In a series combination, all capacitors carry the same charge, and the reciprocal of the equivalent capacitance equals the sum of reciprocals: $1/C_{eq} = \Sigma(1/C_i)$ — the equivalent is always less than the smallest individual capacitance. In a parallel combination, all capacitors share the same voltage, and $C_{eq} = \Sigma C_i$ — the equivalent is always greater than the largest individual capacitance.
How many capacitor questions come in CBSE Class 12 Board exams?
Capacitors typically appear in 2–3 questions in CBSE Board exams — usually one 2-mark conceptual question, one 3-mark derivation or effect of dielectric question, and one 5-mark numerical on circuit combinations or energy. The chapter also overlaps with the Electrostatics unit which is a compulsory question set in Section B and C of the paper.

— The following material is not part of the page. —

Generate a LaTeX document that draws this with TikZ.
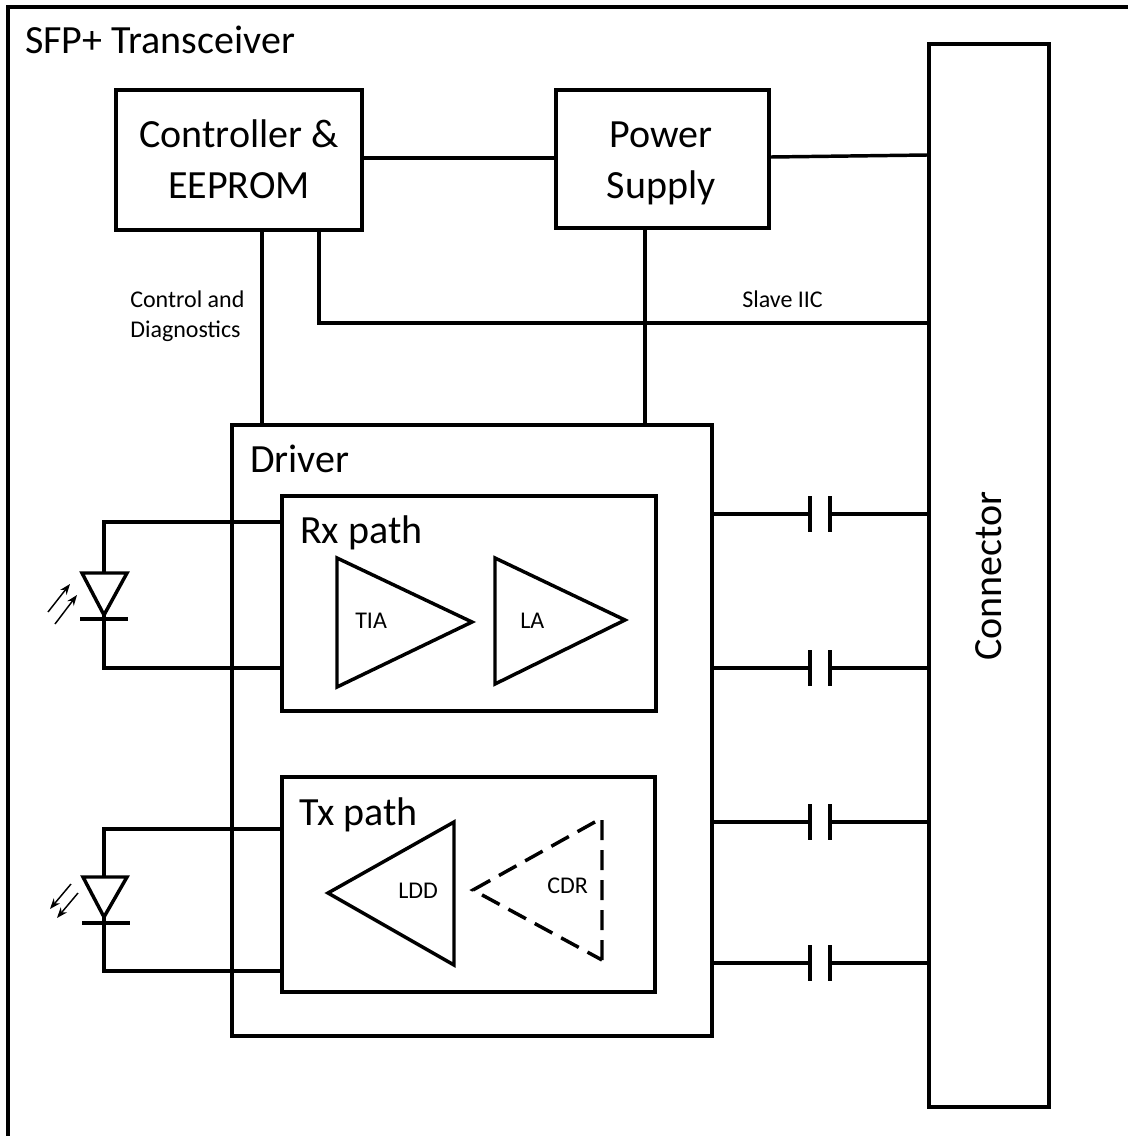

Why does energy decrease when a dielectric is inserted after the battery is disconnected?
When the battery is disconnected, charge Q is fixed. Inserting a dielectric increases capacitance K times, so energy $U = Q^2/2C$ decreases by a factor of K. The "lost" energy is not destroyed — it is converted into mechanical work done as the dielectric slab is pulled into the capacitor by the attractive electric force between the slab's dipoles and the fringing field.
What is the SI unit of capacitance and what does 1 Farad mean?

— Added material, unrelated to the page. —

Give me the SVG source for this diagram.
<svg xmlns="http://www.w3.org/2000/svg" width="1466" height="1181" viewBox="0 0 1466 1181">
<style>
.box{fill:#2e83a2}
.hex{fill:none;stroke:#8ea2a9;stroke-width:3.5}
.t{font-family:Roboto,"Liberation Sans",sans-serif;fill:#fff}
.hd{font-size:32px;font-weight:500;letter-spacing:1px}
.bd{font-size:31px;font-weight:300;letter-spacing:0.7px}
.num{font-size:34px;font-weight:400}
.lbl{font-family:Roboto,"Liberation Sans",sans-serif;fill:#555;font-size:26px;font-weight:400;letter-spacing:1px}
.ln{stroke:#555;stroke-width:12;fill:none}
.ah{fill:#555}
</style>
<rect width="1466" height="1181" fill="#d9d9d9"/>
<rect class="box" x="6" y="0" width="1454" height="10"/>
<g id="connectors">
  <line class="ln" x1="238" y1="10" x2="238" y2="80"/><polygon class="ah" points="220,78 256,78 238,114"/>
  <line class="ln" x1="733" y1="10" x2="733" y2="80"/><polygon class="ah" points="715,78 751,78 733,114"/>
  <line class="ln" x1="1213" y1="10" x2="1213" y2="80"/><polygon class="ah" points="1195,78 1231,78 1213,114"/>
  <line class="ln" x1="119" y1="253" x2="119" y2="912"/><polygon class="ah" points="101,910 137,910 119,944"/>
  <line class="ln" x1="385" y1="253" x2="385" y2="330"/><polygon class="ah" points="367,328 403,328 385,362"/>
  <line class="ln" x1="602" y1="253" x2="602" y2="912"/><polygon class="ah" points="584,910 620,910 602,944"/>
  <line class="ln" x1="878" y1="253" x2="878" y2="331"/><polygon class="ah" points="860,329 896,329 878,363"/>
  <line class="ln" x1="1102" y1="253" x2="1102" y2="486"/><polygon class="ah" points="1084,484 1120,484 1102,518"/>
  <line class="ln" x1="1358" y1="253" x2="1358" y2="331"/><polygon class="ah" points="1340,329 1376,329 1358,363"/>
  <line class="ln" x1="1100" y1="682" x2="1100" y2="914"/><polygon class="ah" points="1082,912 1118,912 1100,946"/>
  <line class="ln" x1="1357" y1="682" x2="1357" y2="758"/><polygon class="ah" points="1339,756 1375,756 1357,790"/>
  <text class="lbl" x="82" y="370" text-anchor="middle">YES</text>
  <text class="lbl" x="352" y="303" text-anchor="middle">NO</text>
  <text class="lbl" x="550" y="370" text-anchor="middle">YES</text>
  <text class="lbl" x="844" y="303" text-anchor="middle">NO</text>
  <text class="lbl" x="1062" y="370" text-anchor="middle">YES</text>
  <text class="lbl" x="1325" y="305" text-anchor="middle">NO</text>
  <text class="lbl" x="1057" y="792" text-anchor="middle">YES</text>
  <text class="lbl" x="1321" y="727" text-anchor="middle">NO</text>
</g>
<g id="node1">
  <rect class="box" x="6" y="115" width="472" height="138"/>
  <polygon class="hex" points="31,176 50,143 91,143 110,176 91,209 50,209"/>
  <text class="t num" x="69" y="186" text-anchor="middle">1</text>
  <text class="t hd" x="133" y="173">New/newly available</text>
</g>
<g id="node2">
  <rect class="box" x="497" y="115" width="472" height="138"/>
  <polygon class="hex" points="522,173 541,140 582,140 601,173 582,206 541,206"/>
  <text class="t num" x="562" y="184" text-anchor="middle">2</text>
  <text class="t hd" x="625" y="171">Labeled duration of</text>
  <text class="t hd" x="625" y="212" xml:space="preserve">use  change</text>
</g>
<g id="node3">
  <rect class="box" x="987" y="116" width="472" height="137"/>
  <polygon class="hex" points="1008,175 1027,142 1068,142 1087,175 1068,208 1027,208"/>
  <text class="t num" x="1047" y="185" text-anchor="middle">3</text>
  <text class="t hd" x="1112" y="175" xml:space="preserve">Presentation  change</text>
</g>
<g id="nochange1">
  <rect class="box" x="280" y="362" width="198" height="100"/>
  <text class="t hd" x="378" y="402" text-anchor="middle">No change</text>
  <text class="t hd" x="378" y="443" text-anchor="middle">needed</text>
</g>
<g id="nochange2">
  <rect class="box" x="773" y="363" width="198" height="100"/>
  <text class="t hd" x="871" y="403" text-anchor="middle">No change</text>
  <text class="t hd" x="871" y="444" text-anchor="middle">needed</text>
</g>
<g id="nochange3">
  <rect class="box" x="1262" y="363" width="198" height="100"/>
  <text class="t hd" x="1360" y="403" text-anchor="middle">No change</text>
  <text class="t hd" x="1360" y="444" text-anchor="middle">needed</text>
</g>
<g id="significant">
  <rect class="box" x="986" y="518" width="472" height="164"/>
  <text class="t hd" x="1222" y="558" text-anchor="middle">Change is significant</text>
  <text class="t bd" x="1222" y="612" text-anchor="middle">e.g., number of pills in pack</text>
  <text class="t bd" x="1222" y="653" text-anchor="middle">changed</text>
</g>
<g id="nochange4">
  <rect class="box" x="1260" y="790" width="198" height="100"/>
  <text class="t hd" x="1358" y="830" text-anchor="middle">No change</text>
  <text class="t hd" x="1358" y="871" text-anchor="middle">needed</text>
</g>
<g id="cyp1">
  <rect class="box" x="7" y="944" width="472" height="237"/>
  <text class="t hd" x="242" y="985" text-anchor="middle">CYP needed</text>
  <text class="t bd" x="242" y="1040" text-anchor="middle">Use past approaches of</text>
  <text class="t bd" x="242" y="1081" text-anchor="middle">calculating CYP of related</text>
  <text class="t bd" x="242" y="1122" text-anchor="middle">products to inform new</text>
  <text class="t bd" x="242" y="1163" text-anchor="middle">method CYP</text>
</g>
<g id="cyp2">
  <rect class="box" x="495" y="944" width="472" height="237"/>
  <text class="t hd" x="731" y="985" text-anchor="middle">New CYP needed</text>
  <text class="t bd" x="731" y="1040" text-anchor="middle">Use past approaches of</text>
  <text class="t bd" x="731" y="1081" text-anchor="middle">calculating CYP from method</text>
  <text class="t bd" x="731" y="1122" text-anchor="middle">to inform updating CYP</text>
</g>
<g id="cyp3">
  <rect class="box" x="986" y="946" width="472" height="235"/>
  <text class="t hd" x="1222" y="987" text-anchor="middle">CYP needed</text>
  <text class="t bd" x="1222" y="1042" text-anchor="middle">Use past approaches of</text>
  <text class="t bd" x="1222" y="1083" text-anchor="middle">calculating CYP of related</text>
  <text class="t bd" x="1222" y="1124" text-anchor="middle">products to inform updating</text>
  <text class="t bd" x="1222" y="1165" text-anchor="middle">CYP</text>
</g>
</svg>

The SI unit of capacitance is the Farad (F), named after Michael Faraday. 1 Farad means a conductor gains a potential of 1 Volt when 1 Coulomb of charge is placed on it. In practice, most capacitors used in circuits are in the microfarad (μF) or picofarad (pF) range since 1 Farad is an extremely large capacitance.
How do I prepare capacitor questions for JEE Main effectively?
Start with NCERT examples and exercises to build conceptual clarity, then solve NCERT Exemplar problems for higher-order thinking. Focus specifically on the two boundary condition scenarios (battery connected vs. disconnected) and practice circuit simplification with 4–6 capacitors. eSaral's IIT Bombay faculty — including AIR-41 ranked teachers from Kota — offer structured video lectures and Kota-quality practice sets for exactly these patterns.
What is the formula for a parallel plate capacitor with a dielectric slab of thickness t (not filling the full gap d)?
When a dielectric slab of thickness $t$ and dielectric constant $K$ is inserted in a gap of $d$ (where $t < d$):
$$
C = \frac{\varepsilon_0 A}{d - t + \frac{t}{K}}
$$
If $t = d$ (slab fills the entire gap), the formula reduces to:
$$
C = \frac{K\varepsilon_0 A}{d}
$$
This is a common JEE problem variation not always seen in standard textbooks.